FAQ 10: Will the QBI Deduction be available after 2025, and how can businesses prepare?
The QBI Deduction is a temporary provision under the Tax Cuts and Jobs Act of 2017, set to expire after December 31, 2025, unless Congress extends it. This uncertainty requires small business owners to plan strategically to maximize the deduction while it remains available. The potential expiration could significantly impact tax planning for pass-through entities like sole proprietorships, partnerships, and S corporations. For example, a business owner claiming a $30,000 deduction on $150,000 in QBI could face a higher tax bill in 2026 if the deduction is not renewed, increasing their taxable income by the full QBI amount.

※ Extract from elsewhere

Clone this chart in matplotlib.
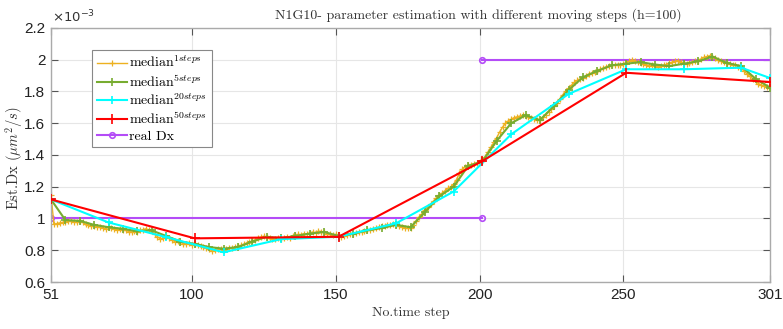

To prepare, businesses should optimize their deductions in 2025 by ensuring accurate QBI calculations, maintaining detailed records of income, W-2 wages, and UBIA, and consulting tax professionals to navigate complex rules, especially for SSTBs or high-income earners. Owners can also explore strategies like increasing wages or investing in qualifying property to boost deductions if above income thresholds. Additionally, staying informed about legislative updates through IRS announcements or tax advisors is crucial, as an extension could alter planning. If the deduction expires, businesses may need to explore alternative tax-saving strategies, such as restructuring or maximizing other deductions. Proactive planning now can mitigate future tax burdens.
- Expiration Date: Set to end after December 31, 2025, unless extended by Congress.
- Preparation Tips: Maximize deductions, track income and assets, and monitor legislative changes.
- Example: A retailer with $200,000 in QBI claims a $40,000 deduction in 2025 but plans for 2026 by consulting a CPA to explore other tax strategies.